Spectroscopy of SU(3) gauge-scalar theories

Elementary scalars interacting with gauge bosons are abundant in particle physics. If these theories exhibit a Brout-Englert-Higgs effect, analytical predictions exists for their spectrum. Recently, it was found using numerical simulations that conventional analytical methods may be insufficient for some of these theories. Fortunately, recently developed advanced analytical tools seem to be capable to do so. However, these advanced methods have only been tested for some cases, where qualitative differences appear. And also in these case, the numerical simulations have only covered a subset of possibilities and systematic error sources. Therefore, the aim of this project is to improve this situation. To this end, two different types of scalars will be simulated. The spectrum of observable particles, which may deviate from those of the elementary ones, will be obtained. The two theories are on the one hand one of the already tested ones, but aiming at a much wider range of possibilities and systematic reliability. The second theory has not been investigated so far at all, and genuine new results can be expected. The advantage is that large parts of the simulation codes can be shared between both theories, giving rise to many synergies in code development and analysis strategies. In total, two independent goals are pursued. The first is that the spectrum of both theories should be established in a reliable way from the simulations. The second is to check the analytical predictions, and thus test whether the new methods are indeed reliable, especially as the predictions for these two theories differ qualitatively between the conventional and the new approach.

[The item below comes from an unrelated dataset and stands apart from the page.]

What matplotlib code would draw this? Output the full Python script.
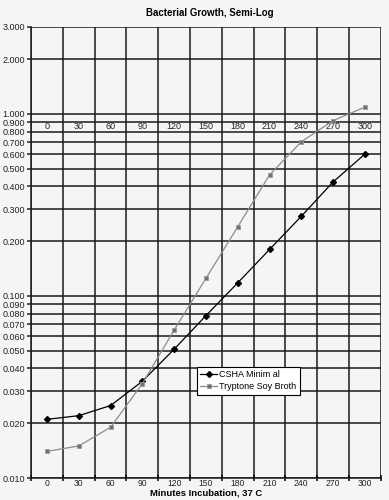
import matplotlib
matplotlib.use("Agg")
import matplotlib.pyplot as plt
from matplotlib.ticker import FixedLocator, FixedFormatter, NullLocator
import matplotlib.transforms as mtransforms

plt.rcParams['font.family'] = ['Liberation Sans', 'DejaVu Sans']

# data
minutes = ["0", "30", "60", "90", "120", "150", "180", "210", "240", "270", "300"]
csha_minimal = [0.021, 0.022, 0.025, 0.034, 0.051, 0.078, 0.118, 0.180, 0.274, 0.423, 0.602]
tryptone_soy = [0.014, 0.015, 0.019, 0.033, 0.065, 0.125, 0.240, 0.462, 0.703, 0.919, 1.089]
y_ticks = [0.01, 0.02, 0.03, 0.04, 0.05, 0.06, 0.07, 0.08, 0.09, 0.1,
           0.2, 0.3, 0.4, 0.5, 0.6, 0.7, 0.8, 0.9, 1.0, 2.0, 3.0]

bg = '#f4f6f6'
fig = plt.figure(figsize=(3.89, 5.0), dpi=100, facecolor=bg)
ax = fig.add_axes([0.080, 0.044, 0.899, 0.902])
ax.set_facecolor(bg)

x = list(range(len(minutes)))
ax.plot(x, csha_minimal, color='black', lw=0.9, marker='D', ms=3,
        mfc='black', mec='black', label='CSHA Minim al', zorder=4)
ax.plot(x, tryptone_soy, color='#8c8c8c', lw=0.9, marker='s', ms=3.5,
        mfc='#707070', mec='#9a9a9a', mew=0.6, label='Tryptone Soy Broth', zorder=4)

ax.set_yscale('log')
ax.set_ylim(0.01, 3.0)
ax.set_xlim(-0.5, len(minutes) - 0.5)

ax.yaxis.set_major_locator(FixedLocator(y_ticks))
ax.yaxis.set_major_formatter(FixedFormatter(['%.3f' % v for v in y_ticks]))
ax.yaxis.set_minor_locator(NullLocator())
ax.tick_params(axis='y', length=3, width=1.1, labelsize=6.5, colors='#222222', pad=1.5)

ax.set_xticks(x)
ax.set_xticklabels(minutes)
ax.set_xticks([i - 0.5 for i in range(len(minutes) + 1)], minor=True)
ax.tick_params(axis='x', which='major', length=0, labelsize=6.2, colors='#222222', pad=0.5)
ax.tick_params(axis='x', which='minor', length=4, width=1.1, direction='inout')

# grid lines
for v in y_ticks:
    ax.axhline(v, color='#1a1a1a', lw=1.1, zorder=1)
for i in range(len(minutes) + 1):
    ax.axvline(i - 0.5, color='#1a1a1a', lw=1.1, zorder=1)

for s in ['top', 'right']:
    ax.spines[s].set_visible(False)
for s in ['left', 'bottom']:
    ax.spines[s].set_color('#1a1a1a')
    ax.spines[s].set_linewidth(1.1)

# the category labels repeated under the 1.000 line
offset = mtransforms.offset_copy(ax.transData, fig=fig, x=0, y=-5.5, units='points')
for i, m in enumerate(minutes):
    ax.text(i, 1.0, m, ha='center', va='top', fontsize=6.5, color='#222222',
            transform=offset, zorder=3)

ax.set_title('Bacterial Growth, Semi-Log', fontsize=7, fontweight='bold', pad=8, x=0.51)
ax.set_xlabel('Minutes Incubation, 37 C', fontsize=6.8, fontweight='bold', labelpad=0.5)

leg = ax.legend(loc='lower left', bbox_to_anchor=(0.475, 0.185), fontsize=6.5,
                frameon=True, fancybox=False, edgecolor='black', facecolor='white',
                framealpha=1, borderpad=0.35, handlelength=1.8, handletextpad=0.3,
                labelspacing=0.4, borderaxespad=0)
leg.get_frame().set_linewidth(0.8)
leg.set_zorder(5)

fig.savefig('out.png', dpi=100, facecolor=bg)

This project has opened up a fascinating view on Brout-Englert-Higgs physics in so-called grand-unified theories. These are theories aimed at unifying the fundamental forces of nature and would, e.g., explain why the hydrogen atom is electrically neutral. This is so far an unexplained feature of nature, but essentially for chemistry and biology to work in a way which sustains human life. There have been three major outcomes. Two are related to this idea that all the fundamental forces are obtained from a common origin. One result is structural and one is about the observed particles. The structural aspect cleared how such theories can be realized. Before the project, it was not yet clear how such theories can find a unique realization. There had been two options. One would be a mixture of all possible realizations, and one would have been a selection of one realization. The results of large-scale simulations prefer strongly that one is selected, and how this selection takes place. Concerning the observed particles, there already existed hints from previous investigations that the actual observable particles strongly differ from those which are usually expected. Again, numerical simulations have confirmed this outcome, and require to rethink how a unification of forces can be possible at all. Especially, unexpected particles have shown up, which need an explanation. Such an explanation appears possible with a scenario, the so-called Fröhlich-Morchio-Strocchi approach, which is in agreement with the obtained results from simulations, in contrast to previous ideas. It is also this approach which is the center of the third result. Originally undertaken as a preliminary test of methods, it showed that consistency of the theory requires that even within the standard model of particle physics genuine new observations may be possible at the experiments at CERN. Confirming these observations would shift our understanding of particle physics tremendously. This will be investigated in follow-up studies, and eventually be compared to experiments.